As of March 25, the fund was valued at 10.1 trillion kroner ($949 billion) after registering a negative return of 16 percent since January. Its share portfolio, which accounts for about two-thirds of its holdings, reported a 23-percent drop.
“It's a strange time for society, it's a strange time for the economy, and it's also a strange time for global financial markets,” the outgoing head of the fund, Yngve Slyngstad, told reporters.
The decline does not totally wipe out last year's gain of 1.69 trillion kroner, he said, while warning that other “major fluctuations” could be expected in the weeks to come.
Slyngstad also noted vast differences between sectors, with oil stocks shedding 45 percent and the tech sector losing 14 percent.

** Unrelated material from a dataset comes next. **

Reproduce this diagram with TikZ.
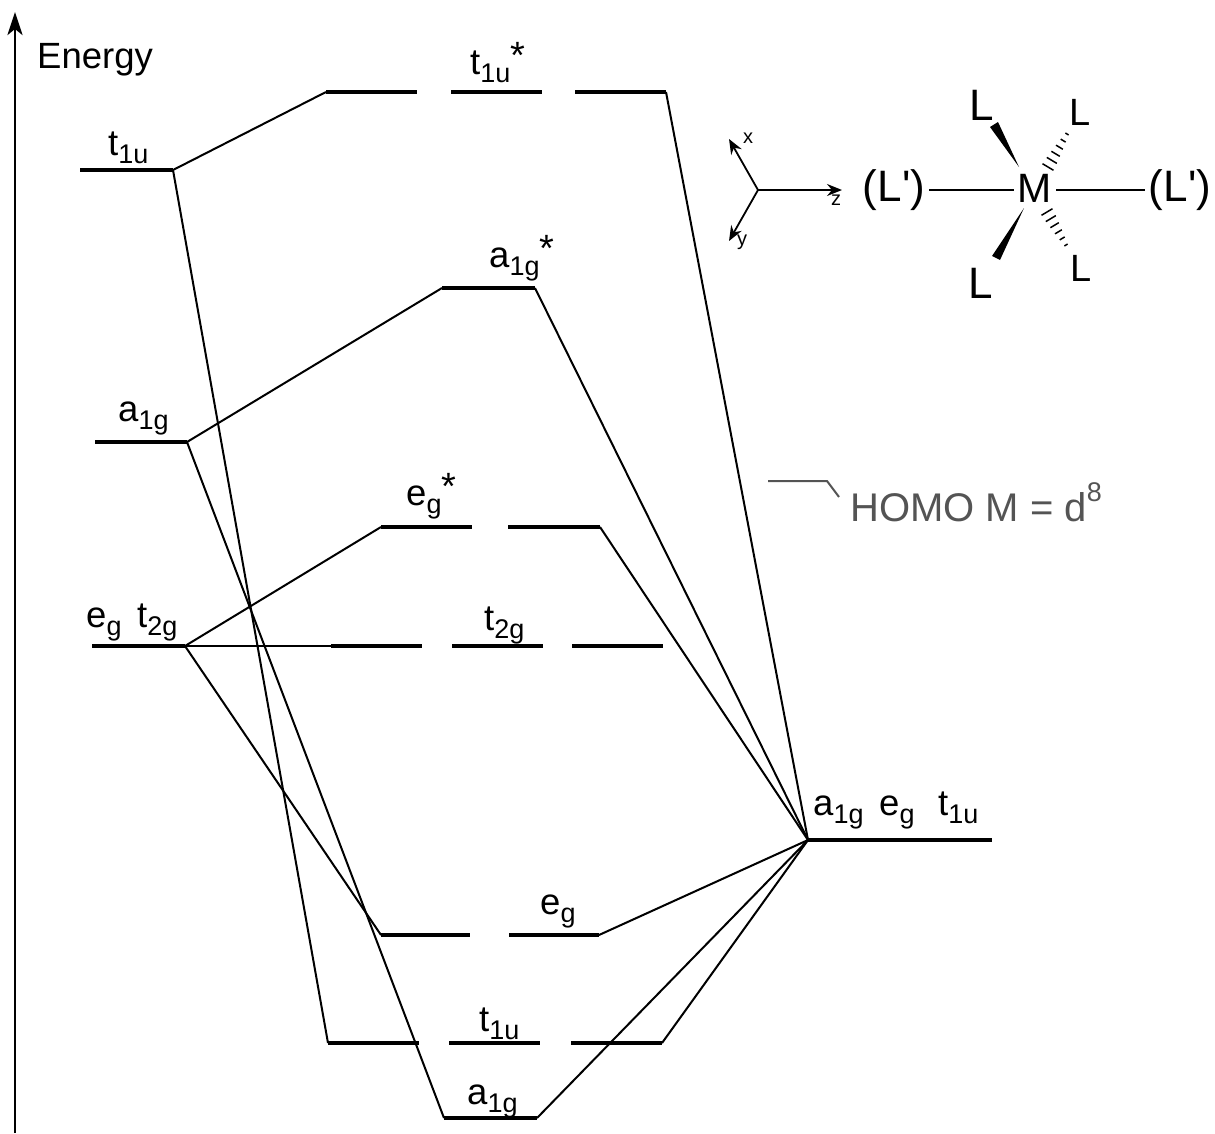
\documentclass[tikz,border=0pt]{standalone}
\usepackage{fontspec}
\setmainfont{Liberation Sans}
\usetikzlibrary{arrows.meta,calc}

\newcommand{\orb}[2]{#1\raisebox{-0.24em}{\fontsize{27}{27}\selectfont #2}}
\newcommand{\orbstar}{\raisebox{0.15em}{\fontsize{38}{38}\selectfont *}}

\tikzset{
	level/.style={line width=3.6pt},
	link/.style={line width=2pt},
	bond/.style={line width=1.6pt},
	axis/.style={line width=1.8pt,-{Stealth[length=15pt,width=12pt,inset=5pt]}},
	orblabel/.style={anchor=base west,inner sep=0pt,font=\fontsize{36.5}{40}\selectfont},
	homolabel/.style={anchor=base west,inner sep=0pt,font=\fontsize{40}{44}\selectfont},
	ligand/.style={inner sep=0pt,outer sep=4pt,font=\fontsize{44}{48}\selectfont},
	metalatom/.style={inner sep=0pt,outer sep=4pt,font=\fontsize{41}{48}\selectfont},
	smallligand/.style={inner sep=0pt,font=\fontsize{38}{42}\selectfont},
	axislabel/.style={inner sep=0pt,font=\fontsize{20}{22}\selectfont},
	homo/.style={black!67}
}

\begin{document}
\begin{tikzpicture}[x=1pt,y=-1pt]
	\useasboundingbox (0,0) rectangle (1215,1133);

	\coordinate (eBottom) at (15,1133);
	\coordinate (eTop) at (15,12);
	\draw[line width=2.8pt,-{Stealth[length=23pt,width=15pt,inset=6pt]}] (eBottom) -- (eTop);
	\node[orblabel] (energy) at (37,68) {Energy};

	\foreach \lev/\xa/\xb/\yy in {
		lt/80/173/170, la/95/187/442, le/92/185/646, rr/808/992/840,
		tsa/326/417/92, tsb/451/542/92, tsc/575/666/92,
		as/442/535/288,
		esa/381/472/527, esb/508/600/527,
		tga/331/422/646, tgb/452/543/646, tgc/572/663/646,
		ea/381/470/935, eb/509/599/935,
		tua/328/419/1043, tub/449/540/1043, tuc/571/662/1043,
		ab/444/537/1118}
	{
		\coordinate (\lev-l) at (\xa,\yy);
		\coordinate (\lev-r) at (\xb,\yy);
		\draw[level] (\lev-l) -- (\lev-r);
	}

	\foreach \from/\to in {lt-r/tsa-l, lt-r/tua-l, la-r/as-l, la-r/ab-l, le-r/esa-l, le-r/tga-l, le-r/ea-l,
		rr-l/tsc-r, rr-l/as-r, rr-l/esb-r, rr-l/eb-r, rr-l/tuc-r, rr-l/ab-r}
		\draw[link] (\from) -- (\to);

	\node[orblabel] (lab1) at (108,155) {\orb{t}{1u}};
	\node[orblabel] (lab2) at (118,421) {\orb{a}{1g}};
	\node[orblabel] (lab3) at (86,627) {\orb{e}{g}};
	\node[orblabel] (lab4) at (137,627) {\orb{t}{2g}};
	\node[orblabel] (lab5) at (470,74) {\orb{t}{1u}\orbstar};
	\node[orblabel] (lab6) at (489,267) {\orb{a}{1g}\orbstar};
	\node[orblabel] (lab7) at (406,505) {\orb{e}{g}\orbstar};
	\node[orblabel] (lab8) at (484,630) {\orb{t}{2g}};
	\node[orblabel] (lab9) at (813,815) {\orb{a}{1g}};
	\node[orblabel] (lab10) at (879,815) {\orb{e}{g}};
	\node[orblabel] (lab11) at (938,815) {\orb{t}{1u}};
	\node[orblabel] (lab12) at (540,914) {\orb{e}{g}};
	\node[orblabel] (lab13) at (479,1031) {\orb{t}{1u}};
	\node[orblabel] (lab14) at (467,1104) {\orb{a}{1g}};

	\coordinate (origin) at (758,190);
	\coordinate (xEnd) at (729,139);
	\coordinate (yEnd) at (729,241);
	\coordinate (zEnd) at (842,190);
	\draw[axis] (origin) -- (xEnd);
	\draw[axis] (origin) -- (yEnd);
	\draw[axis] (origin) -- (zEnd);
	\node[axislabel] (xLabel) at (748,138) {x};
	\node[axislabel] (yLabel) at (742,242) {y};
	\node[axislabel] (zLabel) at (836,200) {z};

	\node[metalatom] (metal) at (1035,188) {M};
	\node[ligand] (ligLeft) at (894,190) {(L\textquotesingle)};
	\node[ligand] (ligRight) at (1180,190) {(L\textquotesingle)};
	\draw[bond] (ligLeft.east) -- (ligLeft.east -| metal.west);
	\draw[bond] (ligRight.west) -- (ligRight.west -| metal.east);

	\node[ligand] (ligA) at (982,105) {L};
	\node[ligand] (ligB) at (981,283) {L};
	\node[smallligand] (ligC) at (1080,112) {L};
	\node[smallligand] (ligD) at (1081,268) {L};

	\coordinate (wedgeA) at (1019,167);
	\coordinate (wedgeB) at (1024,208);
	\fill (wedgeA) -- (998,122) -- (990,127) -- cycle;
	\fill (wedgeB) -- (1000,260) -- (992,256) -- cycle;

	\coordinate (hashA) at (1048,167);
	\coordinate (hashB) at (1067,134);
	\coordinate (hashC) at (1047,212);
	\coordinate (hashD) at (1066,245);
	\foreach \t/\w in {0/5.5,0.2/5,0.4/4.2,0.6/3.4,0.8/2.5,1/1.6}{
		\draw[line width=1.5pt] ($(hashA)!\t!(hashB)+(-\w,-0.6*\w)$) -- ($(hashA)!\t!(hashB)+(\w,0.6*\w)$);
		\draw[line width=1.5pt] ($(hashC)!\t!(hashD)+(-\w,0.6*\w)$) -- ($(hashC)!\t!(hashD)+(\w,-0.6*\w)$);
	}

	\coordinate (homoA) at (768,481);
	\coordinate (homoB) at (827,481);
	\coordinate (homoC) at (839,497);
	\draw[homo,line width=2pt] (homoA) -- (homoB) -- (homoC);
	\node[homolabel,homo] (homoLabel) at (850,521) {HOMO M = d\raisebox{0.5em}{\fontsize{27}{27}\selectfont 8}};
\end{tikzpicture}
\end{document}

Bonds and real estate, which make up the rest of the fund's portfolio, have posted flat returns since the start of the year.
Norway's central bank, which oversees the fund, announced Slyngstad's successor on Thursday. Nicolai Tangen, an investor born in 1966 who founded the private investment fund AKO Capital, is to take over in September.
Norway's oil revenues are placed in the sovereign wealth fund — commonly referred to as the “oil fund” but formally known as the Government Pension Fund Global — which Oslo then taps to balance its budget.
It is one of the biggest investors in the world, with holdings in more than 9,200 companies, or 1.5 percent of global market capitalisation.